Two decades apart, String Quartet No. 1 (1966) and String Quartet No. 2 (1986) utilize different pitch and rhythmic resources but have a simplicity due to repetition of internal elements. No. 1 has a clear non-tonal, modernist, and Post- Webern orientation, exploring extended sonic resources of the strings while No. 2, composed for the Composers String Quartet and premiered at Festival Miami at the University of Miami in 1986, focuses on pitch centricities – implying ‘tonal’ relations due to deliberate and calculated use of repetition, which is also extended to structural units in the organization of the overall form.
Only separated by 8 years, Sonata No. 1 (2002), composed for Amy Tarantino-Trafton and D-Bop: Sonata No. 2a (2010), composed for Mia Vassilev, likewise have different pitch orientations, not to mention rhythmic identity and motion. However, both have in common the potential of created connection to subsequent ‘relatives’ when other instruments are added. Thus, Sonata No. 1 became a partner in Sonata for Clarinet and Piano when, at the request of Amy Tarantino-Trafton and Dimitri Ashkenazy, the significant clarinet part was added in 2004. It also became a relative to Sonata Ibis when the violin and cello were also added to the clarinet sonata version in 2005.
Pedroia String Quartet
Mia Vassilev, piano
Amy Tarantino-Trafton, piano
Sirius Quartet
Pedroia String Quartet
With an intense and beautiful blend of freshness and experience, the Pedroia String Quartet is burtsing onto the Boston scene. To the unified and persuasive core of Peter Sulski and Rohan Gregory’s ten years of quartet playing together, add the power and fire of first violinist Jae Cosmos Lee, and the consummate beauty and flexibility of cellist Jaques Lee Wood, and you have the Pedroia Quartet.
Sulski’s seven years in the London Symphony, Lee’s founding of the most exciting new chamber orchestra in the U.S. “A Far Cry”, Wood’s solo appearances with orchestras in Seoul and Merkin Hall, Gregory’s tours to India, Thailand and Brazil with famous world music groups, these comprise the ingredients that make up the complex and versatile playing of the Pedroia.
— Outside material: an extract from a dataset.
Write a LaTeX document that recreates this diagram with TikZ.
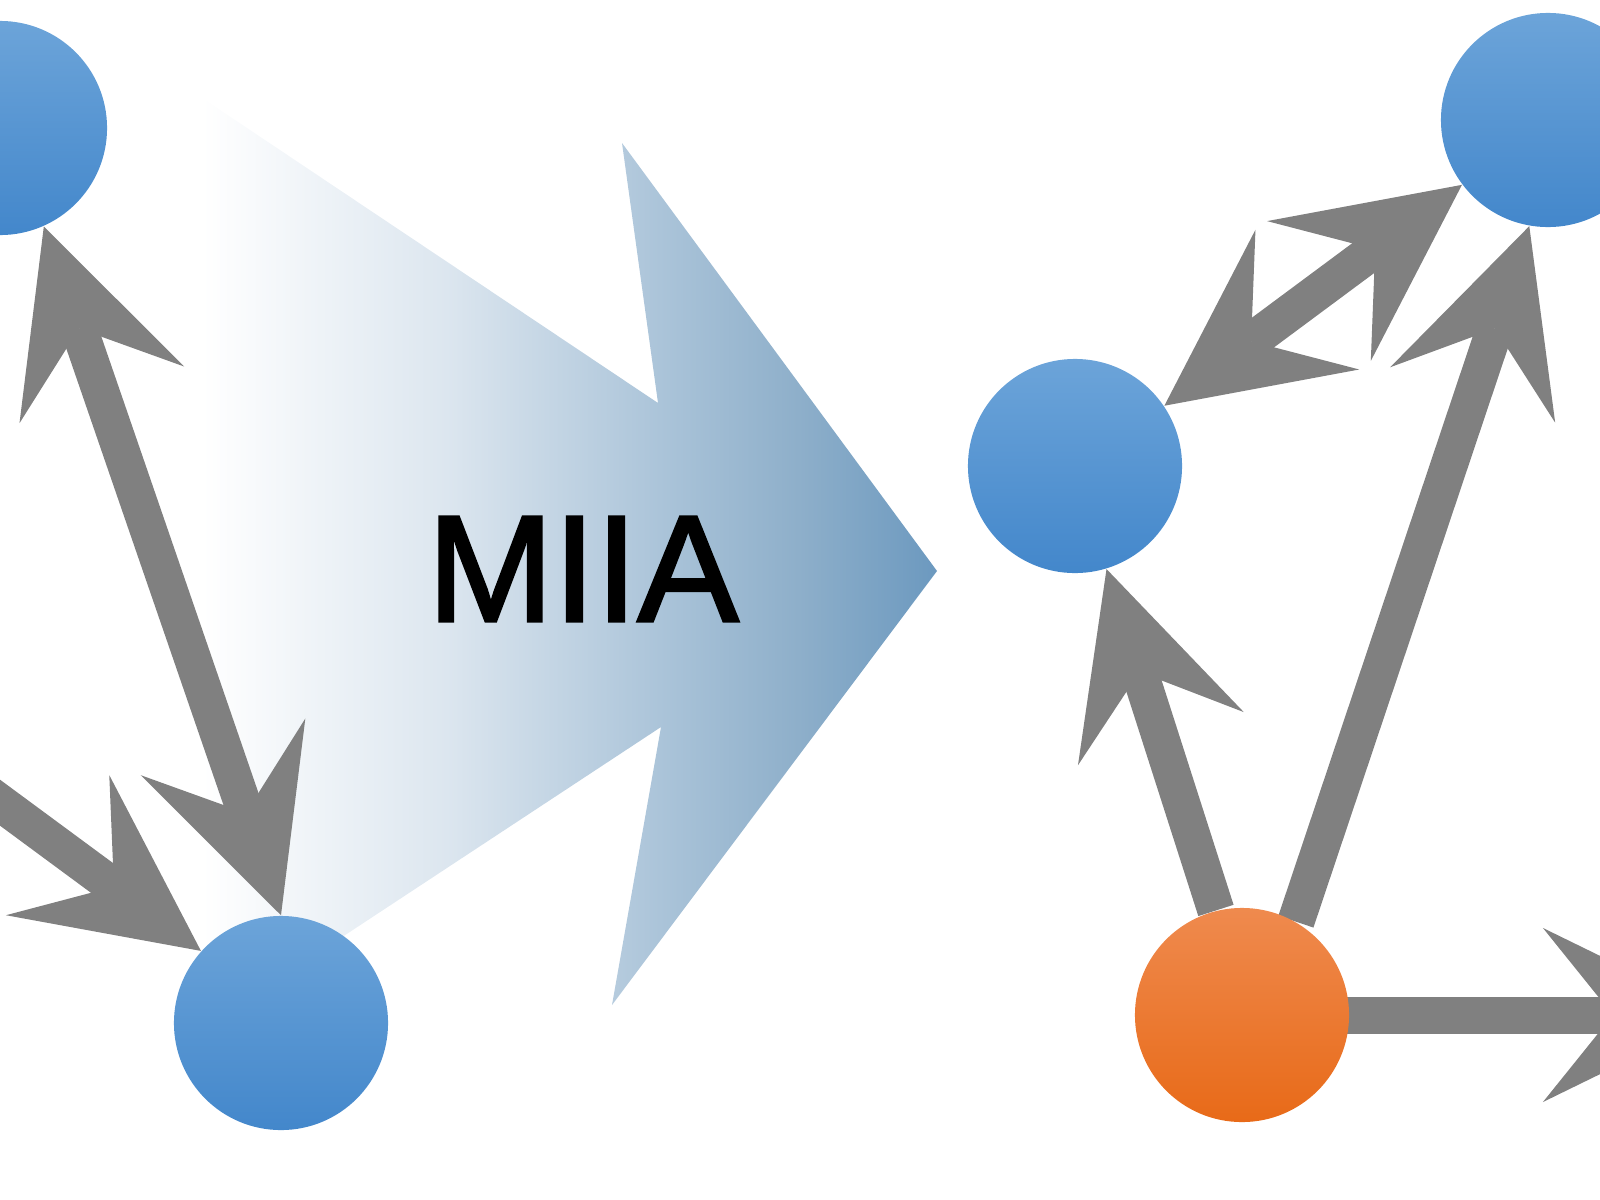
\documentclass[tikz,border=0pt]{standalone}
\usepackage{fontspec}
\setmainfont{Liberation Sans}
\newfontfamily\miiafont[FakeBold=2]{Liberation Sans}
\usetikzlibrary{arrows.meta}
\definecolor{edgegray}{HTML}{808080}
\definecolor{bluetop}{HTML}{6CA4D9}
\definecolor{bluebot}{HTML}{4387CB}
\definecolor{orangetop}{HTML}{EF8A4E}
\definecolor{orangebot}{HTML}{E86A18}
\definecolor{shA}{HTML}{DCE6EF}
\definecolor{shB}{HTML}{ABC4D9}
\definecolor{shC}{HTML}{8EAFCA}
\definecolor{shD}{HTML}{6C99BF}
\pgfdeclarehorizontalshading{miiashade}{100bp}{color(0bp)=(white); color(25bp)=(white); color(30bp)=(white); color(45bp)=(shA); color(58bp)=(shB); color(66.5bp)=(shC); color(75bp)=(shD); color(100bp)=(shD)}
\pgfdeclarelayer{bg}
\pgfdeclarelayer{edges}
\pgfsetlayers{bg,edges,main}
\begin{document}
\begin{tikzpicture}[x=0.01cm,y=-0.01cm,
  >={Stealth[length=1.78cm,width=1.74cm,inset=0.7cm,line width=0pt]},
  ball/.style={circle, minimum size=2.14cm, inner sep=0pt, draw=none},
  blueball/.style={ball, top color=bluetop, bottom color=bluebot},
  orangeball/.style={ball, top color=orangetop, bottom color=orangebot},
  link/.style={draw=edgegray, fill=none, line width=0.37cm},
  bigarrow/.style={shading=miiashade, draw=none}]
\useasboundingbox (0,0) rectangle (1600,1200);
% nodes
\node[blueball] (TL) at (0,128) {};
\node[blueball] (BL) at (281,1023) {};
\node[blueball] (MR) at (1075,466) {};
\node[blueball] (TR) at (1548,120) {};
\node[orangeball] (OR) at (1242,1015) {};
\node[font=\miiafont\fontsize{43}{43}\selectfont, text=black, inner sep=0pt] (label) at (583,569) {MIIA};
\coordinate (Lin) at (-150,692);
\coordinate (Rout) at (1721,1015);
% big transition arrow
\begin{pgfonlayer}{bg}
  \clip (0,0) rectangle (1600,1200);
  \shade[bigarrow] (120,43) -- (658,403) -- (622,143) -- (937,571) -- (612,1005) -- (661,727) -- (122,1082) -- cycle;
\end{pgfonlayer}
% connectors
\begin{pgfonlayer}{edges}
  \clip (0,0) rectangle (1600,1200);
  \draw[link,<->] (TL.-66) -- (BL.90);
  \draw[link,->] (Lin) -- (BL.138);
  \draw[link,<->] (MR.34) -- (TR.217);
  \draw[link,->] (OR.60) -- (TR.-100);
  \draw[link,->] (OR.104) -- (MR.-73);
  \draw[link,->] (OR.center) -- (Rout);
\end{pgfonlayer}
\end{tikzpicture}
\end{document}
Having steeped themselves in the knowledge of the Juilliard, Cleveland, Tokyo, Vermeer, and Takacs Quartets the Pedroia members have gone on to play as guests with the Borromeo, Jupiter, Audubon, and Alcan quartets, and members have founded, toured and recorded with both the Arden and QX quartets. Sulski and Gregory, founders and ten year members of QX, held a Clark University residency, recorded on Albany Records and performed in Jordan and Mechanics Halls; to this core of experience add the dynamism of Wood and Lee, and Boston’s newest sound is heard: The Pedroia.